Exercise directions: Find the string "this" and gather every line that holds it.

Data for processing:
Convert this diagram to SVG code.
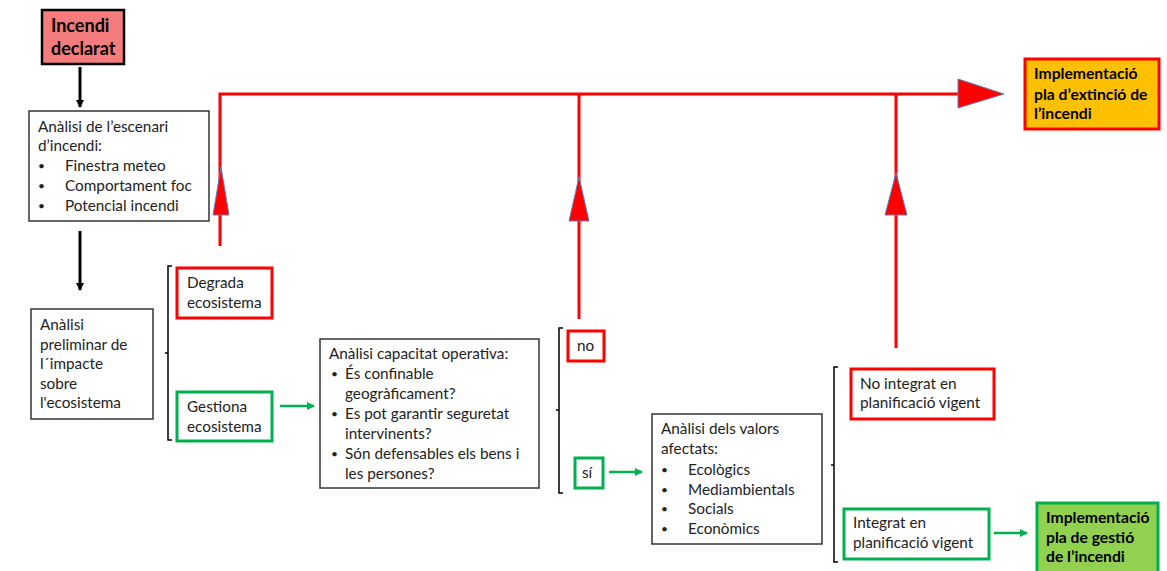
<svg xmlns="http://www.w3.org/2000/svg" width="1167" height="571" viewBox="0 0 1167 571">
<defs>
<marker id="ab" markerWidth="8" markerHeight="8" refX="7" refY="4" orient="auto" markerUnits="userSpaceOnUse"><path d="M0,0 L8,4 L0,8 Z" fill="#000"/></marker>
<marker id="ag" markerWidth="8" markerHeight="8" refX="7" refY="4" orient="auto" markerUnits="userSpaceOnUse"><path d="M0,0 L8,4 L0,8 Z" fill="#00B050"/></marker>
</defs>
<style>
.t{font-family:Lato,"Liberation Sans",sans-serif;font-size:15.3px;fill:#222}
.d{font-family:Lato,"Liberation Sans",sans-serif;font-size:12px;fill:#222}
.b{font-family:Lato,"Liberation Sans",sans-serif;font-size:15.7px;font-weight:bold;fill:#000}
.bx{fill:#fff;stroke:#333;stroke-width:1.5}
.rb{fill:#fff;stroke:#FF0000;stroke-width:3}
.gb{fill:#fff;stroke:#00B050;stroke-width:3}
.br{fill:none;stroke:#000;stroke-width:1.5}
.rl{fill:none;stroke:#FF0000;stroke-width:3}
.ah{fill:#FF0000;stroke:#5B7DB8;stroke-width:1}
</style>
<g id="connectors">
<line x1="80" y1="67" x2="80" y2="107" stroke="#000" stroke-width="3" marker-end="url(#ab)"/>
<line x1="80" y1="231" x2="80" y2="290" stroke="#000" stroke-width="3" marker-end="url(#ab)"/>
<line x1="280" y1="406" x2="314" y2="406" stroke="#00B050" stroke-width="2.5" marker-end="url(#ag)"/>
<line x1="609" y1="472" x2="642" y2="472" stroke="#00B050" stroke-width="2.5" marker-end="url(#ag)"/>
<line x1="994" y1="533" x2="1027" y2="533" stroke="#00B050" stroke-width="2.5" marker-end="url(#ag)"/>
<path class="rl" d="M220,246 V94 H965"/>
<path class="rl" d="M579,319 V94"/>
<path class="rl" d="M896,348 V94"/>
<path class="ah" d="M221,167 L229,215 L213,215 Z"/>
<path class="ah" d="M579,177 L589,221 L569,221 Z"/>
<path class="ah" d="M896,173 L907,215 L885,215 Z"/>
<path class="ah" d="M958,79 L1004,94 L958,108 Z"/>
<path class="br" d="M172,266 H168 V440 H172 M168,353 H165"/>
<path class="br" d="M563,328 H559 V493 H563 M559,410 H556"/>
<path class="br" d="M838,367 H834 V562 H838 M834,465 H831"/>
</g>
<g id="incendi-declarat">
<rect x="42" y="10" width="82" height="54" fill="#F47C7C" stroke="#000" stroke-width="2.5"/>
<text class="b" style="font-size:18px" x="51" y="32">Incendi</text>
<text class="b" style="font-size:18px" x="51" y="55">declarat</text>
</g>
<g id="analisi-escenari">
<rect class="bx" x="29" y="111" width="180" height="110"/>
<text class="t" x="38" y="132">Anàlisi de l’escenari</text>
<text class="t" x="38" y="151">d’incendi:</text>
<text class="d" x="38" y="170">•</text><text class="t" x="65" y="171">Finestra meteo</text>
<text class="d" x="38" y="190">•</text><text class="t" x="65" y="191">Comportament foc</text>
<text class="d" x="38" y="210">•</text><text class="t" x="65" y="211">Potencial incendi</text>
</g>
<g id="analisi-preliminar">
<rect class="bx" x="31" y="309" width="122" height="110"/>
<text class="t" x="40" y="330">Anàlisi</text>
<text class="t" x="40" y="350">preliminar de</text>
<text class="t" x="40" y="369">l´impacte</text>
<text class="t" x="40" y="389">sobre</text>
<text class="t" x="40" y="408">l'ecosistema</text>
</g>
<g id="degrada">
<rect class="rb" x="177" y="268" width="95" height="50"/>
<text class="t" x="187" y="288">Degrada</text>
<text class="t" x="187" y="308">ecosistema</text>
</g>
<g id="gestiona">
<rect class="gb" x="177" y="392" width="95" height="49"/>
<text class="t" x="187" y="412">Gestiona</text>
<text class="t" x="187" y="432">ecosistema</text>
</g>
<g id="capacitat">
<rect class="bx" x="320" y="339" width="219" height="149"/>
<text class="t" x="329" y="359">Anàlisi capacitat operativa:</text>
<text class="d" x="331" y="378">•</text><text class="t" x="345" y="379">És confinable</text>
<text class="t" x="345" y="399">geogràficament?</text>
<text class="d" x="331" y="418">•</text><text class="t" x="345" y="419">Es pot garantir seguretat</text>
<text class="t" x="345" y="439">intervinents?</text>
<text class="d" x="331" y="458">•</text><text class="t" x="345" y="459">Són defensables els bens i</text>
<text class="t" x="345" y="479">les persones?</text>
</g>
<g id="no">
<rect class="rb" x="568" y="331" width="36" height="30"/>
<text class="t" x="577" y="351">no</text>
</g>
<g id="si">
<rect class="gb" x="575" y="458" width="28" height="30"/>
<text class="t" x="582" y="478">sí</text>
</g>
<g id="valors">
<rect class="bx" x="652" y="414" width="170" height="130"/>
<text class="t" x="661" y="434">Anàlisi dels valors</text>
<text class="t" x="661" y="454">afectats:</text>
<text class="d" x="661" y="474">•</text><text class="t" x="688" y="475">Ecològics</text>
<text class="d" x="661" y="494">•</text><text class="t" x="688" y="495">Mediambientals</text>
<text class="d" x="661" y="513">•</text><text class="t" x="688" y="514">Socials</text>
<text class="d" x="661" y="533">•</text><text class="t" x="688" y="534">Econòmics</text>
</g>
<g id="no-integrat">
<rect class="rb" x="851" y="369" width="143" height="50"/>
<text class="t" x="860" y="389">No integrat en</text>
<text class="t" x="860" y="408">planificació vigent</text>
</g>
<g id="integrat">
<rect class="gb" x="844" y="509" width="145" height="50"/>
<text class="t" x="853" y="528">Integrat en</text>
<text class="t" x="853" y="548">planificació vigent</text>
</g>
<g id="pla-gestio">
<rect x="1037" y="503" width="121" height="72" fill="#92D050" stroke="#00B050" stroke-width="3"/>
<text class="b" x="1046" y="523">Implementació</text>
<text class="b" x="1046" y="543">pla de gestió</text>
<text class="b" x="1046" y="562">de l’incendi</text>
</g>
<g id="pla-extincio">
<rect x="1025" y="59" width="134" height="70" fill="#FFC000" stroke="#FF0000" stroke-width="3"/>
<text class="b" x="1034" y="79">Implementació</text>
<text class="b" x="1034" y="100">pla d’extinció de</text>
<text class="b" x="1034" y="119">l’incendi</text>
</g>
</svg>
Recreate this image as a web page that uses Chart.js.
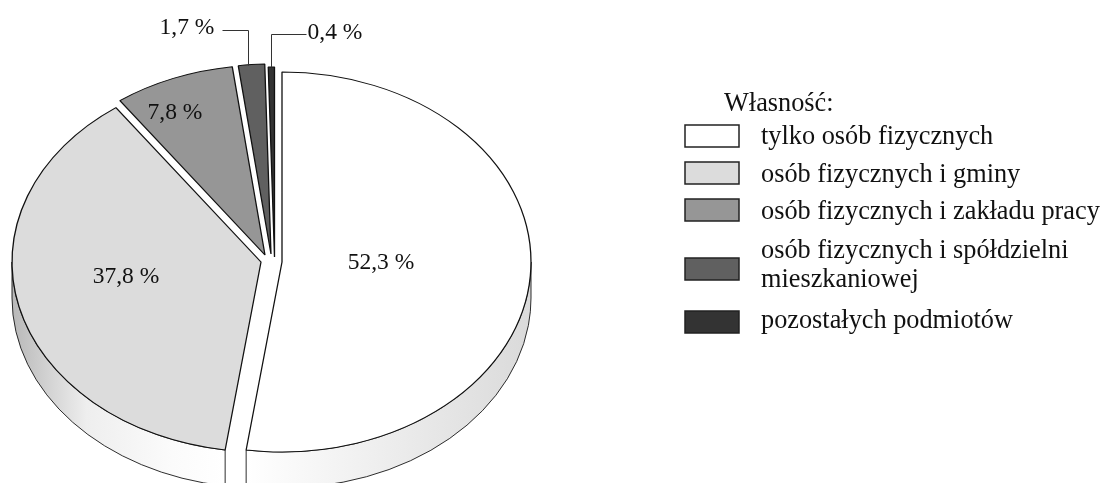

Exercise answer:
Convert this diagram to SVG code.
Recreate this image as a web page that uses Chart.js.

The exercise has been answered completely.